In Northern Ireland this is what the population and local communities are expected to accept as good governance and democratic practice. The public pays for public servants to write policies, environmental reviews and action plans that are clearly not fit to remedy the environmental problems we face as they are chronically underfunded. Such governmental dysfunction and departmental greenwashing have become normalised.

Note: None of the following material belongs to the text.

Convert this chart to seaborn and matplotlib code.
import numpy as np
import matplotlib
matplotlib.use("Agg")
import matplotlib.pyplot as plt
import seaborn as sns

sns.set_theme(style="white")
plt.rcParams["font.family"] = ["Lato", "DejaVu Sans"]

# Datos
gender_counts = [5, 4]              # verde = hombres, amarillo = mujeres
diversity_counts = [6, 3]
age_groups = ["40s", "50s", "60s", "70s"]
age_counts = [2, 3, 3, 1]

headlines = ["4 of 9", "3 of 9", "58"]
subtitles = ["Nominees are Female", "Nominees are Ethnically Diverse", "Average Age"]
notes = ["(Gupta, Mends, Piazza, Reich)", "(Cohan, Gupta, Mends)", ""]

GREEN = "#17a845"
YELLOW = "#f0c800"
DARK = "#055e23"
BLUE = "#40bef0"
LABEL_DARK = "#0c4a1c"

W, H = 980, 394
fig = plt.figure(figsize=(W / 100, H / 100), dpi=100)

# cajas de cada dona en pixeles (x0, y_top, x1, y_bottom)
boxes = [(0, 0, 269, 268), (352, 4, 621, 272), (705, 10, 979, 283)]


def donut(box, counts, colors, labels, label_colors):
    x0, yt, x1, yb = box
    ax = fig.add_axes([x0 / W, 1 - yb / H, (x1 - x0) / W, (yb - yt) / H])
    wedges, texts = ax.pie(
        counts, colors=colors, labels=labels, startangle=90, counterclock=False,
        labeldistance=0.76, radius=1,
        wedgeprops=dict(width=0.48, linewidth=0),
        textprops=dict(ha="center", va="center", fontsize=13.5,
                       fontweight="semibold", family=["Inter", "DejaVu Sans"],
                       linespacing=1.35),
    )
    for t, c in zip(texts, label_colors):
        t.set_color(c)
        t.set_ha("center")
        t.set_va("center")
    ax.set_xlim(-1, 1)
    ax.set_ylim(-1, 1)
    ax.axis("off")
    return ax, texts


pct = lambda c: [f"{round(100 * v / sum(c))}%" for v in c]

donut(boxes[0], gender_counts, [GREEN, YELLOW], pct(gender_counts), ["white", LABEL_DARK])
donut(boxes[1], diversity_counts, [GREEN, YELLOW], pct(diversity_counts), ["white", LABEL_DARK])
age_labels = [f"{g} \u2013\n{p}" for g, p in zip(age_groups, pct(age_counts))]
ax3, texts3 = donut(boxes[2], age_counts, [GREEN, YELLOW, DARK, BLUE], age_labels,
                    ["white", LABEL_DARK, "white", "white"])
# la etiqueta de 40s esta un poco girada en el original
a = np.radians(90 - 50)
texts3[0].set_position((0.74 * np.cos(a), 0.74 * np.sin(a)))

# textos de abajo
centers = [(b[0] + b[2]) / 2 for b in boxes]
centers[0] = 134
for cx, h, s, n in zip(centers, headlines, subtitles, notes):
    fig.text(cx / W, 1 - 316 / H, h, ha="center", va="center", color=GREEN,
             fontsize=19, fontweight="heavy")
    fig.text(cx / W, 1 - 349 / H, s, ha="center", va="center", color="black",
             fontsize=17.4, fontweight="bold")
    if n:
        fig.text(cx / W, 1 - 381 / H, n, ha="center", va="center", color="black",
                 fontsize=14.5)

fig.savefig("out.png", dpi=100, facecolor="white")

Lough Neagh had research facilities and laboratories and teams working on nutrient levels from the 1960s until 2005. These stations and dedicated projects have all been closed since the Good Friday Agreement, the most notable being a research laboratory on the shores of Lough Neagh called Traád Point. It is almost impossible to produce research and collect data on the scale of the environmental issues, when there are no facilities to monitor the pollution. In recent months, new prospecting licenses have been granted by the department for the economy in the Sperrin Mountains, an area of outstanding natural beauty. Despite widespread community outcry and condemnation, our departments are placing international economic interest over community consent and public health. Two petroleum applications also remain under review.

Recent reports in the Financial Times revealed that American law makers and former Secretary of State, Peter Mandelson, were applying political pressure on our departments to fast-track mining applications against the will of the people. For a decade, the campaign group Save Our Sperrins, supported by tens of thousands of people, has fought to protect these landscapes. Yet, our public servants and departments appear to favour international investors rather than the local population, who overwhelmingly want to protect our sacred natural spaces and resources. Prospecting licences should never have been agreed to, particularly not in designated areas of outstanding natural beauty.

For Northern Ireland to cease being treated as a sacrifice zone would require substantial investment, cross-party political will and support, departmental restructuring, and a stronger role for local communities. Greater consideration must also be given to future generations when making economic and environmental decisions, as they will inevitably bear the greatest impact (Cooley & Hill, 2025).

There is broad agreement among the people of Northern Ireland that environmental health is important, should be prioritised, and must remain on the political agenda. In 2024, Lough Neagh became the first environmental project ever to be included in the programme for government. At present, however, it could be argued that the Good Friday Agreement – together with its environmental shortcomings and unresolved colonial legacies – continues to undermine the quality of life and health of people in Northern Ireland. It may now be time to envision a new agreement, one that frames sustainable peace through the lens of a healthy, thriving population and environment.

References

Cooley, L. and Hill, E., 2025. Are the rights of nature the only way to save Lough Neagh?. The Political Quarterly.

Doran, P., 2024. Are Lough Neagh and the rights of nature the unfinished business of ‘the peace process’?. Administration72(4), pp.209-236.

Hwang, J., 2024. The Political Economy of the Mobuoy Illegal Dump in Northern Ireland: A Green Criminology Perspective. International Journal for Crime, Justice and Social Democracy.

Reid, N., Reyne, M.I., O’Neill, W., Greer, B., He, Q., Burdekin, O., McGrath, J.W. and Elliott, C.T., 2024. Unprecedented Harmful algal bloom in the UK and Ireland’s largest lake associated with gastrointestinal bacteria, microcystins and anabaenopeptins presenting an environmental and public health risk. Environment international190, p.108934.

Taylor, L. and Barry, J., 2024. Northern Ireland as a sacrifice zone: the Lough Neagh crisis.